Macgyver.  Not my new online boyfriend.
Macgyver. Not my new online boyfriend.

 

You’ve been on my mind all week, since I learned of your arthritis diagnosis. In the same week, a dear friend lost her sister to cancer.

A couple of letters ago, I talked about the shiny upside of midlife, the ushering-in of a life stage rich in professional opportunity and success. Here, though, we have the dark side of the midlife coin, where things start to go wrong with kids, marriages, aging parents, and our own surprisingly fragile health.

You will, of course, address this challenge with your characteristic grit. But I so wish that you didn’t have to. I know you will tell me if there is anything I can do, at any time, to help you.

I have news of my own. I’ve started…dating.

I was never very adept at dating, truthfully. In fact, I managed to avoid dating entirely in high school, then Macgyvered a few university hook-ups into relationships, and then went to law school and married a classmate. And now I’m going out for coffee with strangers, and remembering why it was easier to do this in university, surrounded by packs of friends and fortified with bad beer.
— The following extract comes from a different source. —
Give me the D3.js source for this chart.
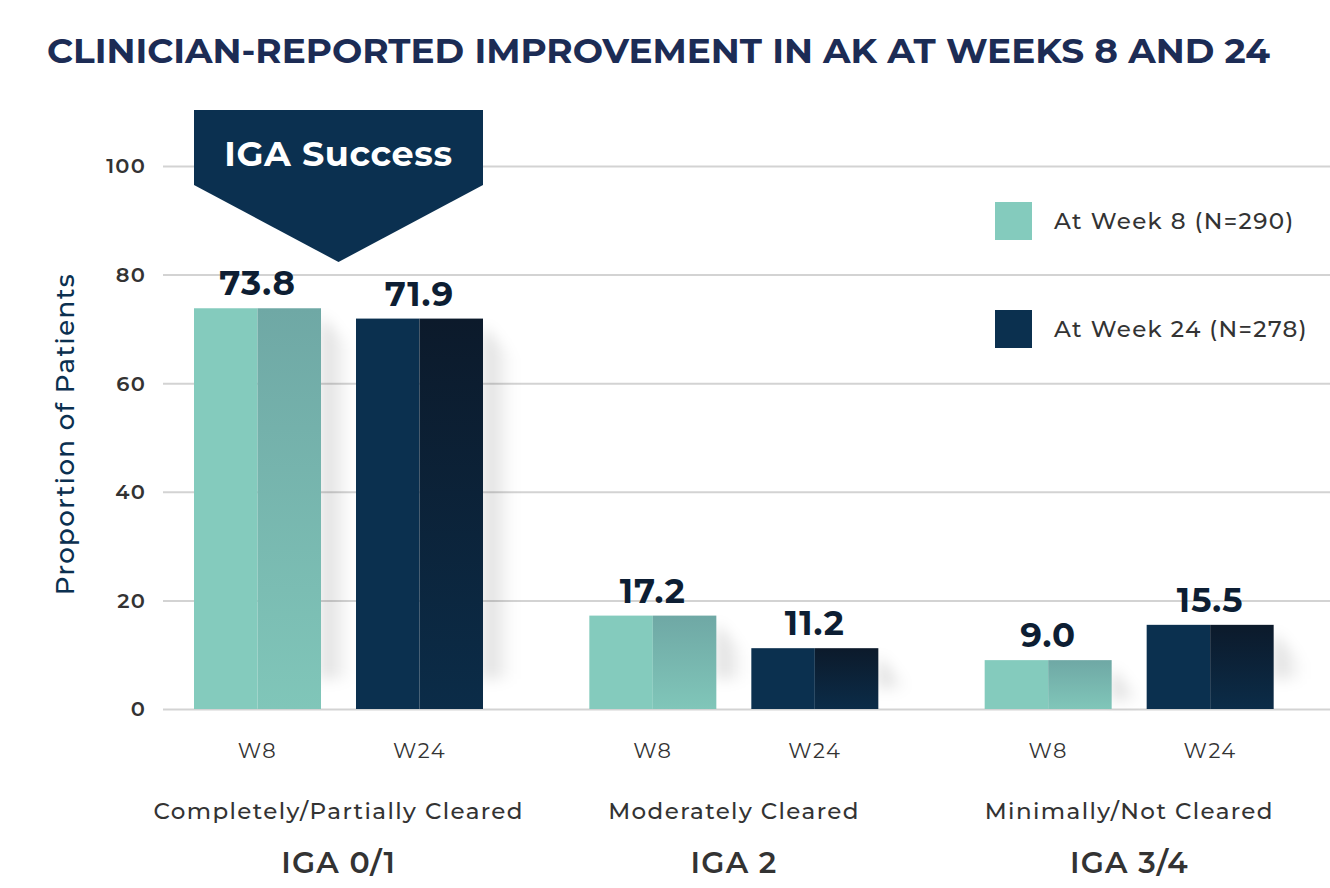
<!DOCTYPE html>
<html>
  <head>
    <meta charset="UTF-8" />
    <title>Clinician-Reported Improvement in AK</title>
    <script src="https://d3js.org/d3.v7.min.js"></script>
    <style>
      body {
        margin: 0;
        background: #fff;
      }
      svg text {
        font-family: Montserrat, 'Open Sans', 'Noto Sans', sans-serif;
      }
    </style>
  </head>

  <body>
    <div id="main"></div>
    <script type="text/javascript">
      const width = 1330;
      const height = 888;

      // data
      const categories = ['Completely/Partially Cleared', 'Moderately Cleared', 'Minimally/Not Cleared'];
      const igaLabels = ['IGA 0/1', 'IGA 2', 'IGA 3/4'];
      const series = ['W8', 'W24'];
      const week8 = [73.8, 17.2, 9.0];
      const week24 = [71.9, 11.2, 15.5];
      const legendLabels = ['At Week 8 (N=290)', 'At Week 24 (N=278)'];
      const yTicks = [0, 20, 40, 60, 80, 100];

      const colors = {
        W8: { left: '#84cbbd', rightTop: '#6fa8a5', rightBottom: '#80c6b9' },
        W24: { left: '#0b304f', rightTop: '#0c1a2b', rightBottom: '#0b2c48' }
      };

      const svg = d3
        .select('div#main')
        .append('svg')
        .attr('width', width)
        .attr('height', height);

      const defs = svg.append('defs');

      series.forEach((s) => {
        const g = defs
          .append('linearGradient')
          .attr('id', 'grad-' + s)
          .attr('x1', 0)
          .attr('y1', 0)
          .attr('x2', 0)
          .attr('y2', 1);
        g.append('stop').attr('offset', '0%').attr('stop-color', colors[s].rightTop);
        g.append('stop').attr('offset', '100%').attr('stop-color', colors[s].rightBottom);
      });

      const shadowGrad = defs
        .append('linearGradient')
        .attr('id', 'shadow-grad')
        .attr('x1', 0)
        .attr('y1', 0)
        .attr('x2', 1)
        .attr('y2', 0);
      shadowGrad.append('stop').attr('offset', '0%').attr('stop-color', '#000').attr('stop-opacity', 0.15);
      shadowGrad.append('stop').attr('offset', '100%').attr('stop-color', '#000').attr('stop-opacity', 0);

      defs
        .append('filter')
        .attr('id', 'blur')
        .attr('x', '-50%')
        .attr('y', '-50%')
        .attr('width', '200%')
        .attr('height', '200%')
        .append('feGaussianBlur')
        .attr('stdDeviation', 7);

      // scales
      const y = d3.scaleLinear().domain([0, 100]).range([709, 166]);
      const x0 = d3.scaleBand().domain(categories).range([141, 1327]);
      const x1 = d3.scaleBand().domain(series).range([53, 342]).paddingInner(0.216);

      // title
      svg
        .append('text')
        .attr('x', 47)
        .attr('y', 63)
        .attr('textLength', 1223)
        .attr('lengthAdjust', 'spacingAndGlyphs')
        .attr('fill', '#1c2c55')
        .attr('font-size', 35)
        .attr('font-weight', 700)
        .text('CLINICIAN-REPORTED IMPROVEMENT IN AK AT WEEKS 8 AND 24');

      // grid + y ticks
      const yAxis = svg
        .append('g')
        .attr('transform', 'translate(163,0)')
        .call(d3.axisRight(y).tickValues(yTicks).tickSize(width - 163).tickFormat(''));
      yAxis.select('.domain').remove();
      yAxis.selectAll('.tick line').attr('stroke', '#d3d3d3').attr('stroke-width', 2);

      svg
        .append('g')
        .selectAll('text')
        .data(yTicks)
        .join('text')
        .attr('x', 146)
        .attr('y', (d) => y(d))
        .attr('dy', '0.35em')
        .attr('text-anchor', 'end')
        .attr('fill', '#333')
        .attr('font-size', 21)
        .attr('font-weight', 600)
        .attr('letter-spacing', 1.2)
        .text((d) => d);

      svg
        .append('text')
        .attr('transform', 'translate(74,434) rotate(-90)')
        .attr('text-anchor', 'middle')
        .attr('fill', '#0b3050')
        .attr('font-size', 26)
        .attr('font-weight', 500)
        .attr('letter-spacing', 1.4)
        .text('Proportion of Patients');

      // bars
      const rows = categories.map((c, i) => ({
        cat: c,
        iga: igaLabels[i],
        values: [
          { s: 'W8', v: week8[i] },
          { s: 'W24', v: week24[i] }
        ]
      }));

      const groups = svg
        .append('g')
        .selectAll('g')
        .data(rows)
        .join('g')
        .attr('transform', (d) => `translate(${x0(d.cat)},0)`);

      const bars = groups
        .selectAll('g.bar')
        .data((d) => d.values)
        .join('g')
        .attr('class', 'bar');

      const bw = x1.bandwidth();

      // soft shadow to the right of each bar
      bars
        .append('path')
        .attr('d', (d) => {
          const xr = x1(d.s) + bw;
          const top = y(d.v);
          const bot = Math.max(top + 40, y(0) - 30);
          return `M${xr},${top + 8} L${xr + 30},${top + 40} L${xr + 30},${bot} L${xr},${bot} Z`;
        })
        .attr('fill', 'url(#shadow-grad)')
        .attr('filter', 'url(#blur)');

      bars
        .append('rect')
        .attr('x', (d) => x1(d.s))
        .attr('y', (d) => y(d.v))
        .attr('width', bw / 2)
        .attr('height', (d) => y(0) - y(d.v))
        .attr('fill', (d) => colors[d.s].left);

      bars
        .append('rect')
        .attr('x', (d) => x1(d.s) + bw / 2)
        .attr('y', (d) => y(d.v))
        .attr('width', bw / 2)
        .attr('height', (d) => y(0) - y(d.v))
        .attr('fill', (d) => `url(#grad-${d.s})`);

      bars
        .append('text')
        .attr('x', (d) => x1(d.s) + bw / 2)
        .attr('y', (d) => y(d.v) - 13)
        .attr('text-anchor', 'middle')
        .attr('fill', '#0d1e33')
        .attr('font-size', 34)
        .attr('font-weight', 700)
        .attr('letter-spacing', 1)
        .text((d) => d.v.toFixed(1));

      bars
        .append('text')
        .attr('x', (d) => x1(d.s) + bw / 2)
        .attr('y', 758)
        .attr('text-anchor', 'middle')
        .attr('fill', '#333')
        .attr('font-size', 21)
        .attr('letter-spacing', 1.5)
        .text((d) => d.s);

      groups
        .append('text')
        .attr('x', x0.bandwidth() / 2)
        .attr('y', 819)
        .attr('text-anchor', 'middle')
        .attr('fill', '#333')
        .attr('font-size', 23)
        .attr('font-weight', 500)
        .attr('letter-spacing', 1.4)
        .text((d) => d.cat);

      groups
        .append('text')
        .attr('x', x0.bandwidth() / 2)
        .attr('y', 873)
        .attr('text-anchor', 'middle')
        .attr('fill', '#333')
        .attr('font-size', 30)
        .attr('font-weight', 600)
        .attr('letter-spacing', 1.2)
        .text((d) => d.iga);

      // IGA Success banner over the first group
      const bx0 = x0(categories[0]) + x1('W8');
      const bx1 = x0(categories[0]) + x1('W24') + bw;
      const bmid = (bx0 + bx1) / 2;
      svg
        .append('path')
        .attr('d', `M${bx0},110 L${bx1},110 L${bx1},185 L${bmid},262 L${bx0},185 Z`)
        .attr('fill', '#0b3050');
      svg
        .append('text')
        .attr('x', bmid)
        .attr('y', 166)
        .attr('text-anchor', 'middle')
        .attr('fill', '#fff')
        .attr('font-size', 35)
        .attr('font-weight', 700)
        .attr('letter-spacing', 0.6)
        .text('IGA Success');

      // legend
      const legend = svg
        .append('g')
        .selectAll('g')
        .data(series)
        .join('g')
        .attr('transform', (d, i) => `translate(995,${202 + i * 108})`);
      legend
        .append('rect')
        .attr('width', 37)
        .attr('height', 38)
        .attr('fill', (d) => colors[d].left);
      legend
        .append('text')
        .attr('x', 59)
        .attr('y', 19)
        .attr('dy', '0.35em')
        .attr('fill', '#333')
        .attr('font-size', 23)
        .attr('font-weight', 500)
        .attr('letter-spacing', 1.4)
        .text((d, i) => legendLabels[i]);
    </script>
  </body>
</html>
It is also, I have to say, a total paradigm shift to date without any objective other than companionship. I’m not looking for a father for my children (they have one, and I’m done birthing babies). I don’t need a financial partner. And I’m not trying to assess potential, as we all had to do back in our twenties. We’re fully formed adults now, most of us having been through at least one brutal life experience. We know who we are.

And we’re online.

My god, Reva, the brave not-so-new world of online dating, that has such people in it! I am learning so much, about myself most of all. Because I am an extremely nice person, I will say no more than this: it is a whole book of its own.

And it would be a shame to waste good material.